### [What the exercise asks]
In the listing that follows, retype every line from the first through the one containing "from matplotlib.ticker import". Pictures are to be left out.

(Rows from a dataset of charts and code)
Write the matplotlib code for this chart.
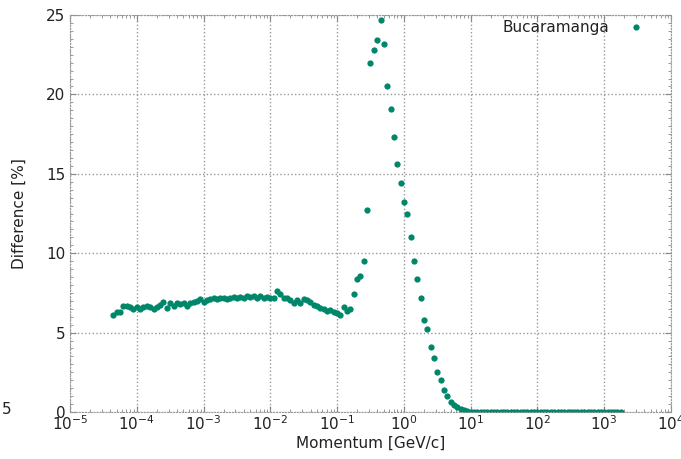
import matplotlib
matplotlib.use("Agg")
import matplotlib.pyplot as plt
from matplotlib.ticker import MultipleLocator, LogLocator

# momentum bins [GeV/c], 20 per decade
momentum = [
    4.47e-5, 5.01e-5, 5.62e-5, 6.31e-5, 7.08e-5, 7.94e-5, 8.91e-5,
    1.00e-4, 1.12e-4, 1.26e-4, 1.41e-4, 1.58e-4, 1.78e-4, 2.00e-4, 2.24e-4, 2.51e-4, 2.82e-4, 3.16e-4, 3.55e-4, 3.98e-4,
    4.47e-4, 5.01e-4, 5.62e-4, 6.31e-4, 7.08e-4, 7.94e-4, 8.91e-4,
    1.00e-3, 1.12e-3, 1.26e-3, 1.41e-3, 1.58e-3, 1.78e-3, 2.00e-3, 2.24e-3, 2.51e-3, 2.82e-3, 3.16e-3, 3.55e-3, 3.98e-3,
    4.47e-3, 5.01e-3, 5.62e-3, 6.31e-3, 7.08e-3, 7.94e-3, 8.91e-3,
    1.00e-2, 1.12e-2, 1.26e-2, 1.41e-2, 1.58e-2, 1.78e-2, 2.00e-2, 2.24e-2, 2.51e-2, 2.82e-2, 3.16e-2, 3.55e-2, 3.98e-2,
    4.47e-2, 5.01e-2, 5.62e-2, 6.31e-2, 7.08e-2, 7.94e-2, 8.91e-2,
    1.00e-1, 1.12e-1, 1.26e-1, 1.41e-1, 1.58e-1, 1.78e-1, 2.00e-1, 2.24e-1, 2.51e-1, 2.82e-1, 3.16e-1, 3.55e-1, 3.98e-1,
    4.47e-1, 5.01e-1, 5.62e-1, 6.31e-1, 7.08e-1, 7.94e-1, 8.91e-1,
    1.00, 1.12, 1.26, 1.41, 1.58, 1.78, 2.00, 2.24, 2.51, 2.82, 3.16, 3.55, 3.98,
    4.47, 5.01, 5.62, 6.31, 7.08, 7.94, 8.91,
    10.0, 11.2, 12.6, 14.1, 15.8, 17.8, 20.0, 22.4, 25.1, 28.2, 31.6, 35.5, 39.8,
    44.7, 50.1, 56.2, 63.1, 70.8, 79.4, 89.1,
    100., 112., 126., 141., 158., 178., 200., 224., 251., 282., 316., 355., 398.,
    447., 501., 562., 631., 708., 794., 891.,
    1000., 1120., 1260., 1410., 1580., 1780.,
]

# relative difference [%]
difference = [
    6.10, 6.30, 6.30, 6.65, 6.70, 6.60, 6.50,
    6.60, 6.50, 6.60, 6.70, 6.60, 6.50, 6.60, 6.75, 6.95, 6.55, 6.85, 6.70, 6.85,
    6.80, 6.85, 6.70, 6.85, 6.95, 7.00, 7.10,
    6.95, 7.05, 7.10, 7.15, 7.10, 7.20, 7.15, 7.10, 7.20, 7.25, 7.20, 7.25, 7.15,
    7.30, 7.25, 7.30, 7.15, 7.30, 7.20, 7.25,
    7.15, 7.20, 7.60, 7.45, 7.20, 7.20, 7.05, 6.85, 7.05, 6.85, 7.10, 7.05, 6.90,
    6.75, 6.70, 6.55, 6.50, 6.35, 6.45, 6.30,
    6.25, 6.10, 6.60, 6.35, 6.50, 7.45, 8.35, 8.55, 9.50, 12.70, 22.00, 22.80, 23.40,
    24.70, 23.20, 20.50, 19.05, 17.30, 15.60, 14.40,
    13.20, 12.50, 11.00, 9.50, 8.40, 7.20, 5.80, 5.20, 4.10, 3.40, 2.55, 2.00, 1.40,
    1.00, 0.65, 0.45, 0.30, 0.18, 0.10, 0.06,
    0.03, 0.02, 0.02, 0.01, 0.01, 0.01, 0.01, 0.01, 0.01, 0.01, 0.01, 0.01, 0.01,
    0.01, 0.01, 0.01, 0.01, 0.01, 0.01, 0.01,
    0.01, 0.01, 0.01, 0.01, 0.01, 0.01, 0.01, 0.01, 0.01, 0.01, 0.01, 0.01, 0.01,
    0.01, 0.01, 0.01, 0.01, 0.01, 0.01, 0.01,
    0.01, 0.01, 0.01, 0.01, 0.01, 0.01,
]

site = "Bucaramanga"
dot_color = "#00876a"
text_color = "#222222"

plt.rcParams["font.family"] = "DejaVu Sans"
plt.rcParams["font.size"] = 11

fig = plt.figure(figsize=(6.81, 4.59), dpi=100)
ax = fig.add_axes([0.1028, 0.1024, 0.8825, 0.8649])

ax.plot(momentum, difference, "o", color=dot_color, ms=4.5, mew=0, label=site)

ax.set_xscale("log")
ax.set_xlim(1e-5, 1e4)
ax.set_ylim(0, 25)
ax.xaxis.set_major_locator(LogLocator(base=10, numticks=12))
ax.xaxis.set_minor_locator(LogLocator(base=10, subs=range(2, 10), numticks=12))
ax.yaxis.set_major_locator(MultipleLocator(5))
ax.yaxis.set_minor_locator(MultipleLocator(0.5))

ax.grid(True, which="major", linestyle=":", color="#999999", linewidth=1.0)
for s in ax.spines.values():
    s.set_linestyle(":")
    s.set_color("#999999")
ax.tick_params(which="both", direction="in", top=True, right=True,
               color="#888888", labelcolor=text_color, labelsize=11)
ax.tick_params(which="major", length=4)
ax.tick_params(which="minor", length=2)
ax.tick_params(axis="x", which="major", pad=1.5)

ax.set_xlabel("Momentum [GeV/c]", color=text_color, fontsize=11, labelpad=2.5)
ax.set_ylabel("Difference [%]", color=text_color, fontsize=11, labelpad=14)

ax.legend(loc="upper right", bbox_to_anchor=(0.978, 1.003), borderaxespad=0,
          frameon=False, markerfirst=False, numpoints=1,
          fontsize=11, labelcolor=text_color)

fig.text(0.003, 1 - 410 / 459, "5", color=text_color, fontsize=11, va="center")

fig.savefig("out.png", dpi=100)
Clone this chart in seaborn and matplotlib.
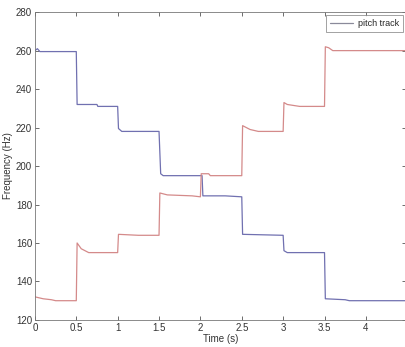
import matplotlib
matplotlib.use('Agg')
import matplotlib.pyplot as plt
import seaborn as sns

# descending track (blue)
blue_t = [0, 0.03, 0.06, 0.5, 0.51, 0.75, 0.76, 1.0, 1.01, 1.05, 1.5, 1.52, 1.55,
          2.02, 2.03, 2.3, 2.5, 2.51, 3.0, 3.01, 3.05, 3.5, 3.51, 3.75, 3.8, 4.48]
blue_f = [260, 261, 259.5, 259.5, 232, 232, 231, 231, 219.5, 218, 218, 196, 195,
          195, 184.5, 184.5, 184, 164.5, 164, 156, 155, 155, 131, 130.5, 130, 130]

# ascending track (red)
red_t = [0, 0.1, 0.2, 0.25, 0.5, 0.51, 0.56, 0.65, 1.0, 1.01, 1.25, 1.5, 1.51, 1.6,
         1.9, 2.0, 2.01, 2.1, 2.12, 2.5, 2.51, 2.6, 2.7, 3.0, 3.01, 3.05, 3.2, 3.5,
         3.51, 3.55, 3.6, 4.48]
red_f = [132, 131, 130.5, 130, 130, 160, 157, 155, 155, 164.5, 164, 164, 186, 185,
         184.5, 184, 196, 196, 195, 195, 221, 219, 218, 218, 233, 232, 231, 231,
         262, 261.5, 260, 260]

x_ticks = [0, 0.5, 1, 1.5, 2, 2.5, 3, 3.5, 4]
y_ticks = [120, 140, 160, 180, 200, 220, 240, 260, 280]

sns.set_style('ticks')
plt.rcParams['font.family'] = ['Liberation Sans', 'DejaVu Sans']

fig = plt.figure(figsize=(4.06, 3.47), dpi=100)
ax = fig.add_axes([0.086, 0.078, 0.913, 0.887])

sns.lineplot(x=blue_t, y=blue_f, ax=ax, color='#7070b0', linewidth=0.9,
             sort=False, label='pitch track')
sns.lineplot(x=red_t, y=red_f, ax=ax, color='#d48a8a', linewidth=0.9,
             sort=False)

ax.set_xlim(0, 4.48)
ax.set_ylim(120, 280)
ax.set_xticks(x_ticks)
ax.set_xticklabels([str(t) for t in x_ticks])
ax.set_yticks(y_ticks)
ax.tick_params(direction='in', top=True, right=True, labelsize=7, length=3,
               width=0.6, colors='#555555', labelcolor='#333333', pad=2)
for s in ax.spines.values():
    s.set_linewidth(0.6)
    s.set_color('#777777')
ax.set_xlabel('Time (s)', fontsize=7, labelpad=1, color='#333333')
ax.set_ylabel('Frequency (Hz)', fontsize=7, labelpad=2, color='#333333')

leg = ax.legend(loc='upper right', fontsize=6.5, frameon=True, fancybox=False,
                handlelength=2.6, handletextpad=0.5, borderpad=0.45,
                borderaxespad=0.3)
leg.get_frame().set_edgecolor('#777777')
leg.get_frame().set_linewidth(0.6)
leg.get_lines()[0].set_color('#8a8a9a')

plt.savefig('out.png', dpi=100)
plt.close()
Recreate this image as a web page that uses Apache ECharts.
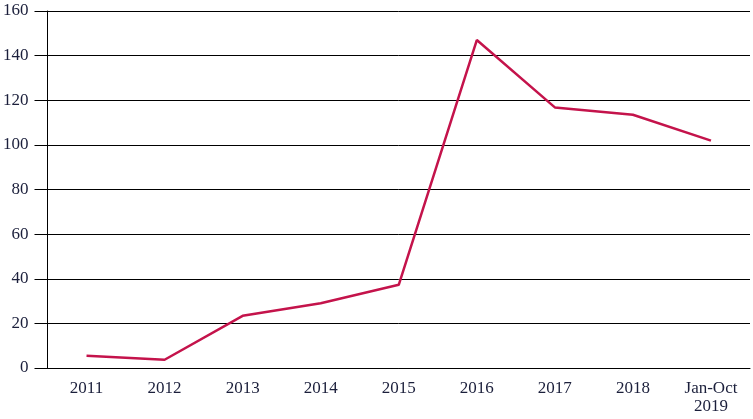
<!DOCTYPE html>
<html><head><meta charset="utf-8">
<script src="https://cdn.jsdelivr.net/npm/echarts@6/dist/echarts.min.js"></script>
<style>html,body{margin:0;padding:0;background:#fff}#c{width:753px;height:419px}</style>
</head><body><div id="c"></div>
<script>
const categories = ['2011','2012','2013','2014','2015','2016','2017','2018','Jan-Oct\n2019'];
const values = [5.5, 3.7, 23.4, 29.0, 37.3, 147.0, 116.8, 113.5, 101.9];
const yTicks = {min: 0, max: 160, interval: 20};
const chart = echarts.init(document.getElementById('c'));
const txt = {color: '#1b1f3b', fontFamily: 'Liberation Serif', fontSize: 17};
chart.setOption({
  animation: false,
  grid: {left: 47, right: 3, top: 11, bottom: 51},
  xAxis: {
    type: 'category', data: categories, boundaryGap: true,
    axisLine: {lineStyle: {color: '#000', width: 1}},
    axisTick: {length: 13, lineStyle: {color: '#000'}},
    axisLabel: Object.assign({margin: 12, lineHeight: 18, interval: 0}, txt)
  },
  yAxis: {
    type: 'value', min: yTicks.min, max: yTicks.max, interval: yTicks.interval,
    axisLine: {show: true, lineStyle: {color: '#000', width: 1}},
    axisTick: {show: true, length: 13, lineStyle: {color: '#000'}},
    splitLine: {lineStyle: {color: '#000', width: 1}},
    axisLabel: Object.assign({margin: 19}, txt)
  },
  series: [{
    type: 'line', data: values, symbol: 'none',
    lineStyle: {color: '#c4134b', width: 2.5}
  }]
});
</script></body></html>
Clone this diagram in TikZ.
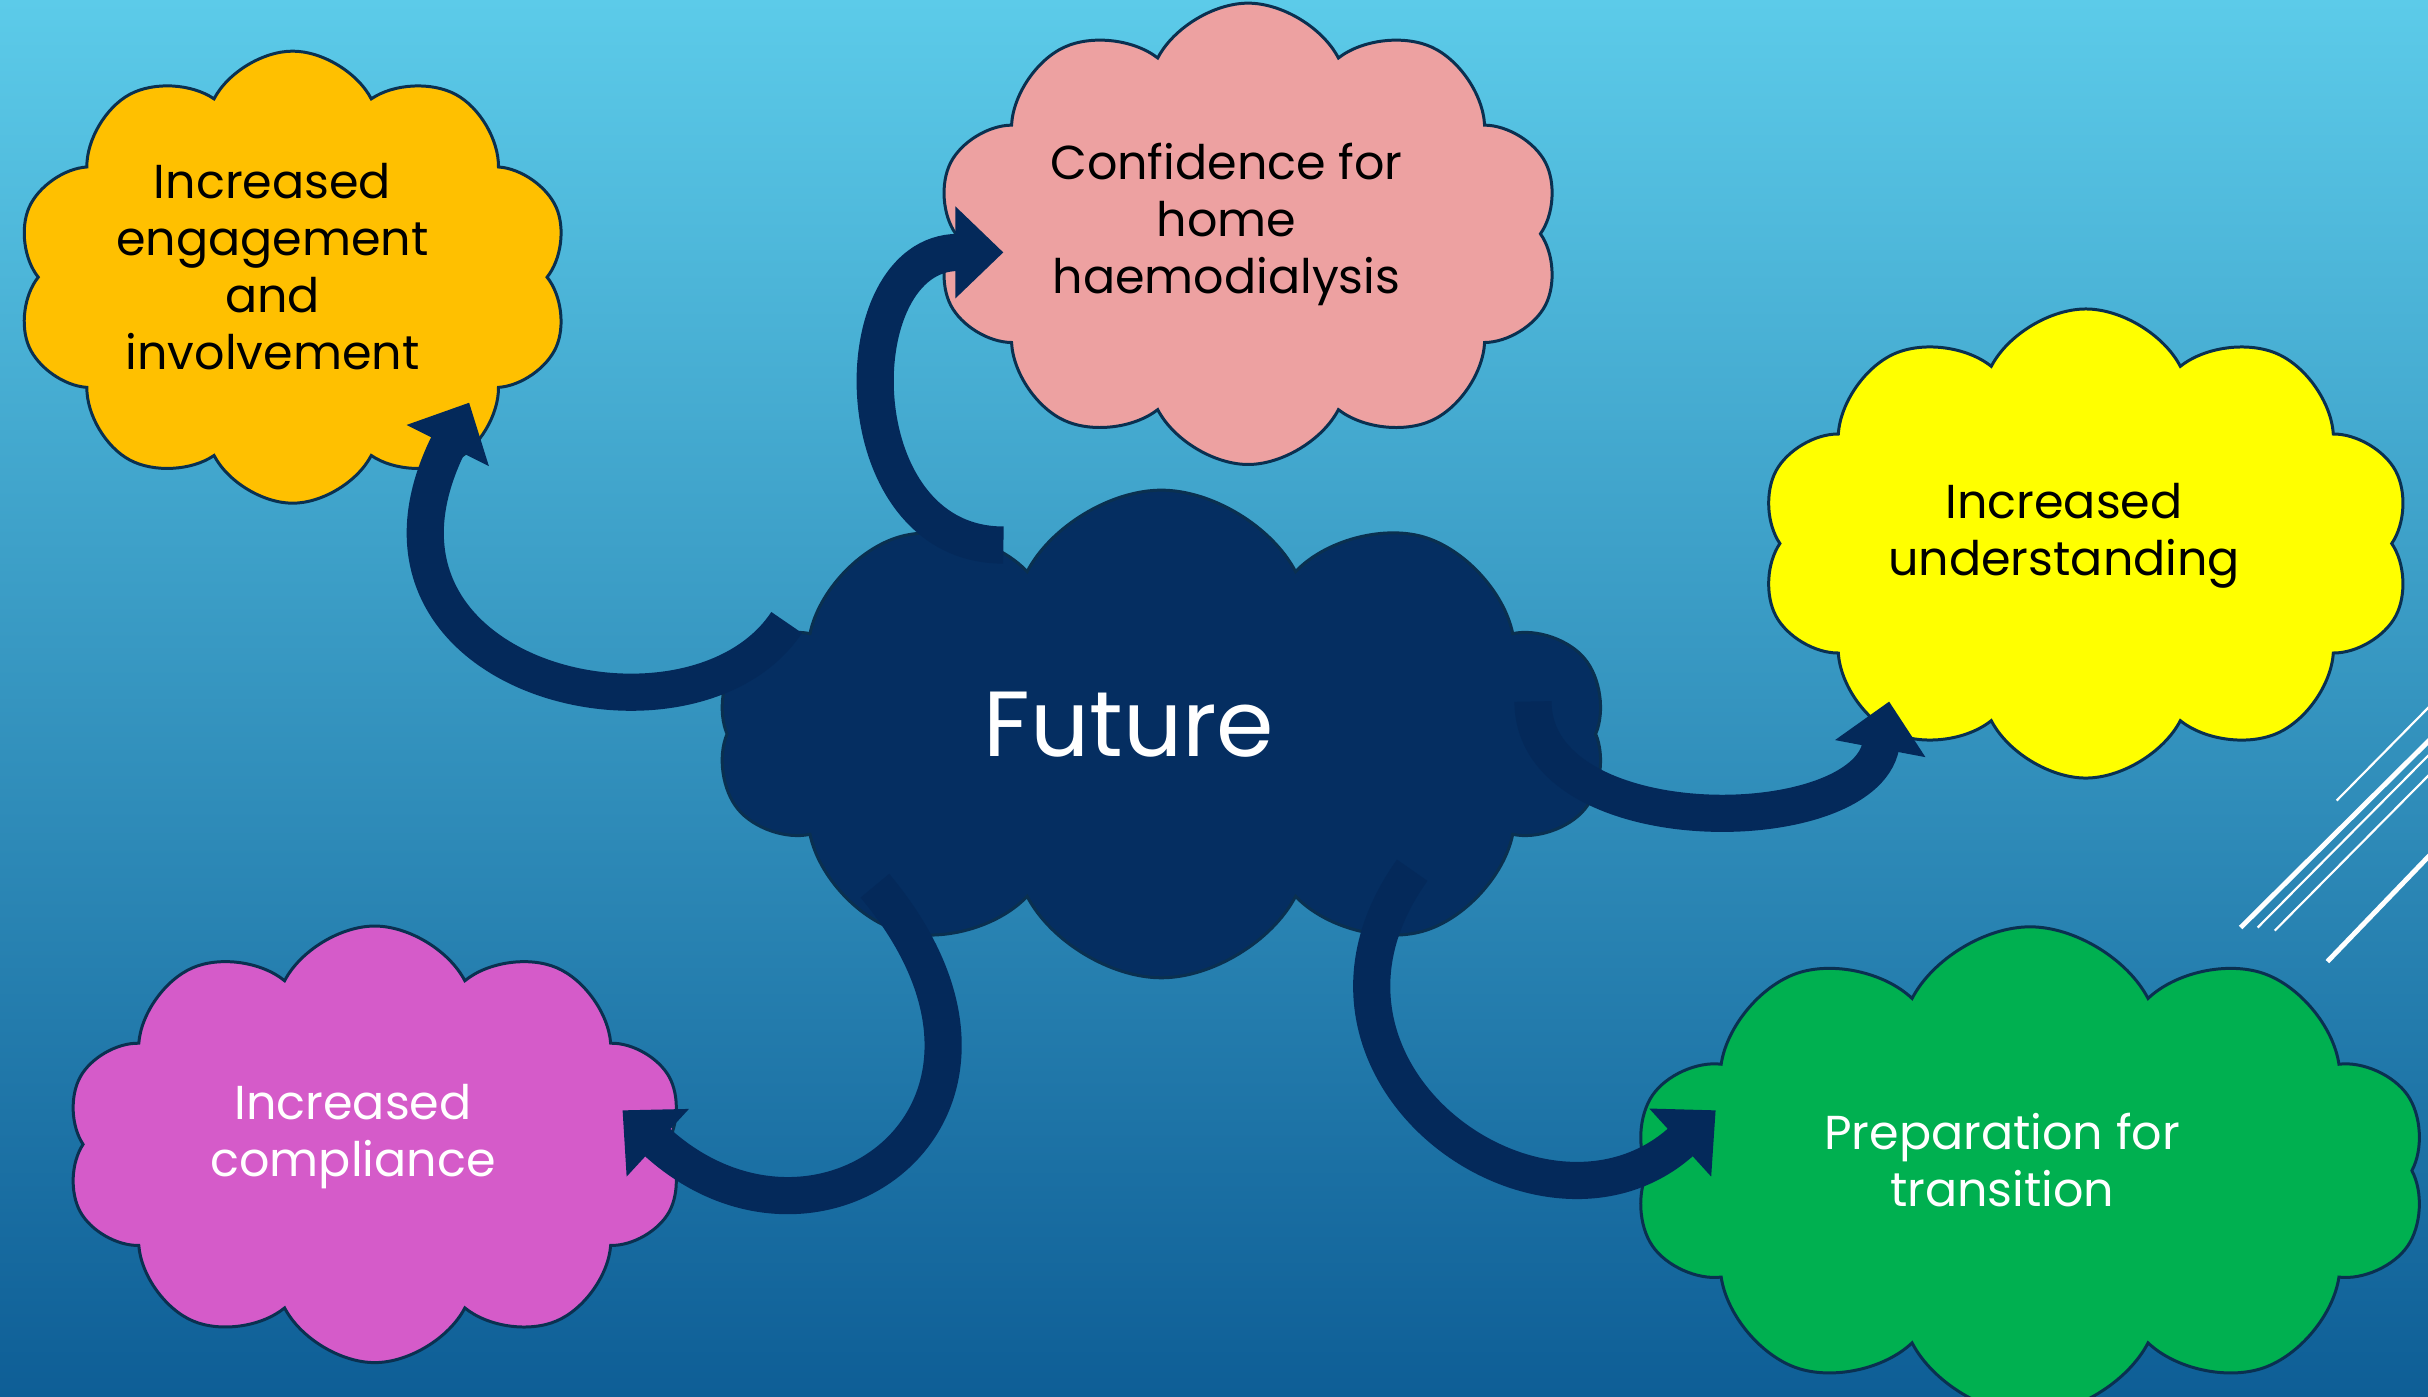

### [Output]
Write the matplotlib code for this chart.
import matplotlib
matplotlib.use("Agg")
import matplotlib.pyplot as plt
from matplotlib.ticker import MultipleLocator, LogLocator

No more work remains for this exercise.